Digital services tax (DST)
Recently enacted legislation implements a DST, effective 1 January 2022. The DST would only be imposed if a multilateral convention implementing Pillar One (see Global minimum tax and the new international tax framework in the Taxes on corporate income section) has not come into effect by 31 December 2023, which it did not. Canada intends to begin imposing the DST no earlier than 1 January 2024, in respect of in-scope revenues earned since 1 January 2022. It is uncertain when the DST would be imposed because the legislation specifies that the coming into force of the Digital Services Tax Act will require the additional step of an order of the Governor in Council.

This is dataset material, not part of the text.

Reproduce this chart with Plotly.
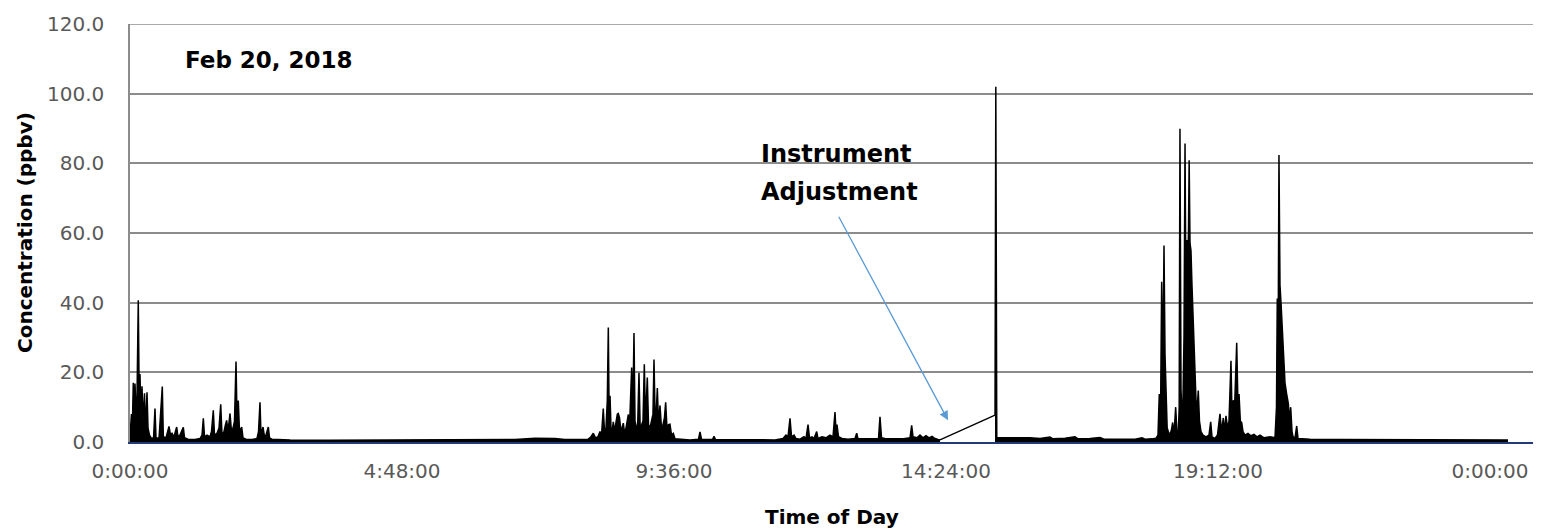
import plotly.graph_objects as go

# Concentration record for Feb 20, 2018 (time of day in hours, ppbv).
# None marks the instrument adjustment gap.
hours = [
    0.000, 0.026, 0.044, 0.058, 0.074, 0.088, 0.106, 0.124, 0.146, 0.164,
    0.176, 0.194, 0.212, 0.229, 0.256, 0.274, 0.300, 0.318, 0.344, 0.371,
    0.415, 0.441, 0.459, 0.512, 0.570, 0.588, 0.635, 0.662, 0.688, 0.715,
    0.741, 0.776, 0.824, 0.847, 0.882, 0.941, 0.962, 1.024, 1.147, 1.235,
    1.271, 1.294, 1.315, 1.359, 1.412, 1.438, 1.470, 1.491, 1.535, 1.571,
    1.601, 1.624, 1.659, 1.685, 1.706, 1.729, 1.765, 1.791, 1.818, 1.844,
    1.871, 1.888, 1.911, 1.932, 1.971, 1.994, 2.047, 2.153, 2.241, 2.268,
    2.294, 2.312, 2.347, 2.374, 2.400, 2.441, 2.462, 2.506,
    2.824, 3.529, 4.412, 5.294, 6.176, 6.794, 7.147, 7.500, 7.676, 7.941,
    8.082, 8.135, 8.176, 8.215, 8.259, 8.294, 8.321, 8.352, 8.374, 8.400,
    8.423, 8.441, 8.457, 8.471, 8.488, 8.506, 8.529, 8.550, 8.576, 8.600,
    8.617, 8.638, 8.665, 8.706, 8.727, 8.753, 8.794, 8.815, 8.832, 8.853,
    8.873, 8.894, 8.912, 8.929, 8.956, 8.982, 9.003, 9.030, 9.053, 9.076,
    9.097, 9.129, 9.150, 9.176, 9.203, 9.229, 9.247, 9.268, 9.288, 9.306,
    9.327, 9.353, 9.379, 9.406, 9.432, 9.453, 9.476, 9.503, 9.529, 9.556,
    9.588, 9.618, 9.882, 10.032, 10.059, 10.085, 10.279, 10.306, 10.332,
    10.765, 11.118, 11.382, 11.524, 11.576, 11.612, 11.647, 11.674, 11.718,
    11.753, 11.824, 11.894, 11.929, 11.965, 11.991, 12.035, 12.071, 12.118,
    12.141, 12.212, 12.282, 12.353, 12.406, 12.441, 12.459, 12.476, 12.503,
    12.565, 12.671, 12.794, 12.824, 12.847, 12.988, 13.129, 13.209, 13.235,
    13.262, 13.323, 13.465, 13.624, 13.765, 13.794, 13.818, 13.888, 13.941,
    13.994, 14.047, 14.100, 14.153, 14.206, 14.259, 14.294,
    14.780,
    15.265, 15.279, 15.296, 15.318, 15.529, 15.706, 15.882, 16.059, 16.235,
    16.288, 16.500, 16.676, 16.729, 16.941, 17.118, 17.188, 17.382, 17.559,
    17.735, 17.859, 17.912, 18.035, 18.106,
    18.141, 18.164, 18.185, 18.206, 18.226, 18.247, 18.265, 18.282, 18.303,
    18.323, 18.353, 18.379, 18.400, 18.423, 18.453, 18.476, 18.499, 18.515,
    18.529, 18.547, 18.565, 18.582, 18.600, 18.618, 18.635, 18.649, 18.667,
    18.679, 18.691, 18.706, 18.723, 18.741, 18.759, 18.776, 18.794, 18.812,
    18.829, 18.852, 18.873, 18.900, 18.935, 18.988, 19.041, 19.071, 19.094,
    19.147, 19.191, 19.218, 19.235, 19.262, 19.294, 19.315, 19.341, 19.368,
    19.394, 19.429, 19.447, 19.470, 19.491, 19.530, 19.553, 19.571, 19.594,
    19.618, 19.641, 19.676, 19.729, 19.782, 19.835, 19.888, 19.941, 20.012,
    20.118, 20.206, 20.232, 20.246, 20.262, 20.276, 20.294, 20.312, 20.335,
    20.356, 20.382, 20.409, 20.441, 20.462, 20.483, 20.506, 20.524, 20.559,
    20.589, 20.612, 20.824, 21.353, 22.059, 22.765, 23.471, 24.000, 24.318,
]

ppbv = [
    1.5, 8.0, 6.0, 17.0, 7.0, 16.8, 9.0, 13.0, 40.7, 10.0,
    19.5, 8.0, 16.0, 6.0, 14.0, 3.0, 14.3, 4.0, 2.0, 1.2,
    1.0, 9.6, 1.2, 1.0, 15.9, 1.5, 1.2, 3.0, 4.5, 2.0,
    2.5, 1.5, 4.3, 1.5, 2.0, 4.2, 1.2, 0.8, 0.7, 1.0,
    2.0, 6.8, 1.5, 2.0, 1.5, 3.0, 9.1, 2.0, 2.5, 4.0,
    10.8, 2.0, 3.0, 5.0, 6.2, 3.0, 8.2, 3.0, 4.0, 6.0,
    23.1, 7.0, 11.9, 3.0, 4.3, 1.2, 0.8, 0.7, 1.0, 3.0,
    11.4, 2.0, 4.3, 1.5, 2.0, 4.3, 1.2, 0.8,
    0.6, 0.5, 0.6, 0.5, 0.6, 0.7, 1.1, 1.0, 0.7, 0.7,
    0.8, 1.5, 2.5, 1.2, 1.5, 3.0, 2.0, 9.6, 3.0, 4.0,
    12.0, 32.9, 5.0, 13.3, 4.0, 3.0, 5.8, 3.0, 6.0, 8.0,
    8.2, 7.0, 3.0, 5.4, 2.5, 4.0, 7.9, 4.0, 12.0, 21.4,
    8.0, 31.3, 6.0, 5.1, 3.0, 19.9, 4.0, 5.0, 6.0, 22.3,
    6.0, 18.5, 5.0, 4.0, 6.0, 8.0, 23.7, 6.0, 9.0, 15.5,
    5.0, 10.5, 4.0, 5.0, 7.0, 11.4, 4.0, 5.0, 5.1, 2.0,
    2.5, 0.9, 0.6, 0.8, 2.9, 0.8, 0.7, 1.6, 0.7,
    0.6, 0.7, 0.6, 1.0, 2.0, 1.5, 6.8, 1.5, 2.0,
    1.0, 0.8, 1.5, 1.0, 5.0, 1.2, 1.5, 1.0, 3.0,
    1.0, 1.5, 1.2, 2.0, 1.5, 8.6, 3.0, 5.0, 1.5,
    1.0, 0.8, 1.0, 2.5, 0.9, 0.8, 0.9, 1.0, 7.2,
    1.2, 1.0, 0.9, 0.9, 1.2, 4.8, 1.5, 1.2, 2.0,
    1.2, 1.8, 1.2, 1.6, 1.0, 0.7, 0.6,
    None,
    7.7, 102.0, 1.2, 1.2, 1.3, 1.1, 1.2, 1.0, 1.4,
    0.9, 1.1, 1.5, 0.9, 1.0, 1.3, 0.8, 0.8, 0.9,
    0.8, 1.2, 0.8, 0.9, 1.1,
    2.0, 13.8, 5.0, 46.0, 20.0, 56.4, 25.0, 12.9, 4.0,
    3.0, 2.0, 3.5, 5.6, 2.0, 10.0, 3.0, 2.0, 10.0,
    89.9, 15.0, 8.0, 12.0, 30.0, 85.7, 40.0, 58.0, 52.0,
    60.0, 80.9, 57.0, 55.0, 45.0, 36.0, 28.0, 20.0, 12.0,
    9.0, 14.8, 6.0, 3.0, 2.0, 1.5, 2.0, 5.8, 1.5,
    1.0, 2.0, 5.0, 8.1, 3.0, 6.9, 3.0, 7.5, 4.0,
    6.0, 23.3, 8.0, 12.0, 9.0, 28.5, 10.0, 13.8, 6.0,
    5.6, 3.0, 2.0, 2.5, 1.8, 2.2, 1.5, 2.0, 1.2,
    1.5, 1.2, 10.0, 41.2, 30.0, 82.4, 45.0, 40.0, 30.8,
    25.0, 17.0, 14.0, 11.0, 6.0, 10.0, 3.0, 1.5, 1.2,
    4.6, 1.0, 0.8, 0.7, 0.7, 0.6, 0.7, 0.6, 0.6,
]

x_ticks = [0, 4.8, 9.6, 14.4, 19.2, 24.0]
x_labels = ["0:00:00", "4:48:00", "9:36:00", "14:24:00", "19:12:00", "0:00:00"]
y_ticks = [0, 20, 40, 60, 80, 100, 120]

FONT = "DejaVu Sans"
TICK_COLOR = "#595959"
GRID_COLOR = "#8c8c8c"
ARROW_COLOR = "#5b9bd5"

# plot-area geometry in pixels
W, H = 1547, 532
L, R, T, B = 130, 1533, 19, 442
HOURS_PER_PX = 24.0 / (1490 - L)


def px_x(px):
    return (px - L) / (R - L)


def px_y(py):
    return (B - py) / (B - T)


gap = ppbv.index(None)

fig = go.Figure()
# measured segments, one filled trace on each side of the gap
for lo, hi in [(0, gap), (gap + 1, len(ppbv))]:
    fig.add_trace(go.Scatter(
        x=hours[lo:hi], y=ppbv[lo:hi], mode="lines",
        line=dict(color="black", width=1.5),
        fill="tozeroy", fillcolor="black", showlegend=False,
    ))
# straight segment spanning the adjustment gap
fig.add_trace(go.Scatter(
    x=[hours[gap - 1], hours[gap + 1]],
    y=[ppbv[gap - 1], ppbv[gap + 1]],
    mode="lines", line=dict(color="black", width=1.4), showlegend=False,
))

fig.update_layout(
    width=W, height=H,
    margin=dict(l=L, r=W - R, t=T, b=H - B, pad=0),
    paper_bgcolor="white", plot_bgcolor="white",
    font=dict(family=FONT, color=TICK_COLOR),
    showlegend=False,
)

fig.update_xaxes(
    range=[0, (R - L) * HOURS_PER_PX],
    tickvals=x_ticks, ticktext=x_labels,
    tickfont=dict(family=FONT, size=20, color=TICK_COLOR),
    ticks="outside", ticklen=10, tickcolor="rgba(0,0,0,0)",
    showgrid=False, zeroline=False,
    showline=True, linecolor="#233a7a", linewidth=1.6,
)
fig.update_yaxes(
    range=[0, 120], tickvals=y_ticks, tickformat=".1f",
    tickfont=dict(family=FONT, size=20, color=TICK_COLOR),
    ticks="outside", ticklen=20, tickcolor="rgba(0,0,0,0)",
    showgrid=True, gridcolor=GRID_COLOR, gridwidth=1.5,
    zeroline=False,
    showline=True, linecolor=GRID_COLOR, linewidth=1.5,
)

# gridline along the 120.0 level at the top edge of the plot area
fig.add_shape(type="line", xref="paper", yref="y", x0=0, x1=1, y0=120, y1=120,
              line=dict(color=GRID_COLOR, width=1.5), layer="below")

annotations = [
    dict(text="<b>Feb 20, 2018</b>", x=px_x(183), y=px_y(55),
         xanchor="left", yanchor="middle",
         font=dict(family=FONT, size=23, color="black")),
    dict(text="<b>Instrument</b>", x=px_x(759), y=px_y(151),
         xanchor="left", yanchor="middle",
         font=dict(family=FONT, size=24, color="black")),
    dict(text="<b>Adjustment</b>", x=px_x(759), y=px_y(189),
         xanchor="left", yanchor="middle",
         font=dict(family=FONT, size=24, color="black")),
    dict(text="<b>Concentration (ppbv)</b>", x=px_x(25), y=0.5,
         xanchor="center", yanchor="middle", textangle=-90,
         font=dict(family=FONT, size=20, color="black")),
    dict(text="<b>Time of Day</b>", x=0.5, y=px_y(518),
         xanchor="center", yanchor="middle",
         font=dict(family=FONT, size=20, color="black")),
]
for a in annotations:
    a.update(xref="paper", yref="paper", showarrow=False)
    fig.add_annotation(**a)

# pointer from the label to the adjustment period
fig.add_annotation(
    x=(948 - L) * HOURS_PER_PX, y=(B - 420) * 120 / (B - T),
    xref="x", yref="y", text="", showarrow=True,
    ax=-110, ay=-205, axref="pixel", ayref="pixel",
    arrowhead=2, arrowsize=1.4, arrowwidth=1.3, arrowcolor=ARROW_COLOR,
)

fig.write_html("out.html")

The DST targets large global businesses earning revenue from certain digital services reliant on the engagement, data, and content contributions of Canadian users. The revenues subject to the DST are grouped into four categories: revenues earned from online marketplaces, social media, online advertising, and user data (‘in-scope revenue’). The DST will be a 3% non-income tax that will apply to in-scope revenue earned by entities (or members of a business group) with:
- global revenue from all sources of EUR 750 million or more in the previous calendar year, and
- in-scope revenue associated with Canadian users that exceed CAD 20 million in the particular calendar year.